There is more news regarding the possible future of Sharp products. Apple supposedly gave $2 billion to Sharp to stay afloat so that they can continue to be one of the main suppliers for Apple's displays for iOS devices while branching off from Samsung. This could be a concern for the sharp tvs but also people waiting for the next Elite model. For the full article.. Look at the link below..

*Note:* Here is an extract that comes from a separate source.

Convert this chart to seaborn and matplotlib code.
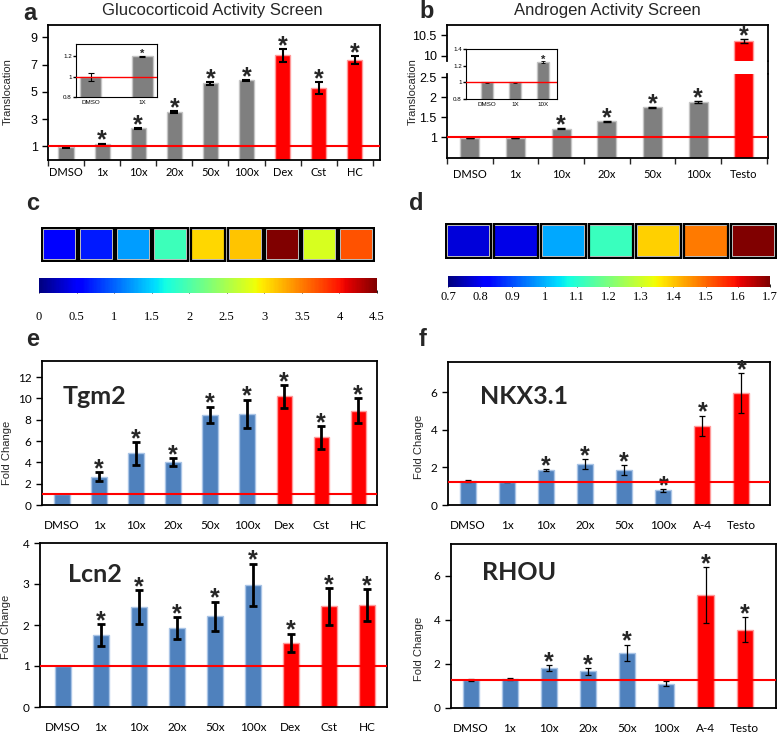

http://www.macrumors.com/2012/11/07/did-apple-spend-2-billion-to-bail-out-sharp/


----------



## tripplej (Oct 23, 2011)

Wouldn't this be good news for Sharp? By having Apple invest into Sharp, Sharp is able to stay alive and kicking.. Or you think by Apple investing in Sharp, they (Apple) will dictate to Sharp what they can and what they can't make?


----------



## bxbigpipi (Feb 2, 2012)

I was thinking the same thing that it is good for sharp that apple is investing in it. That way they stay afloat and have a customer slash partner.


----------



## DJ Mike Fury (Sep 4, 2011)

That's a very optiimistic view. Sharp is basically living through Apple it seems.. It makes it more evident that we will see some big changes in their product lines.. It's inevitable...


----------



## tripplej (Oct 23, 2011)

DJ Mike Fury said:


> That's a very optiimistic view. Sharp is basically living through Apple it seems.. It makes it more evident that we will see some big changes in their product lines.. It's inevitable...


Money does influence that is for sure. From what I can tell, all of the companies over there have their hands in each other's pockets for self protection and control (partner/customer relations) and to ensure one does not become a competitor.. 

Hopefully for Sharp this will be a postive thing and they can continue to roll out big screen hdtv's!


----------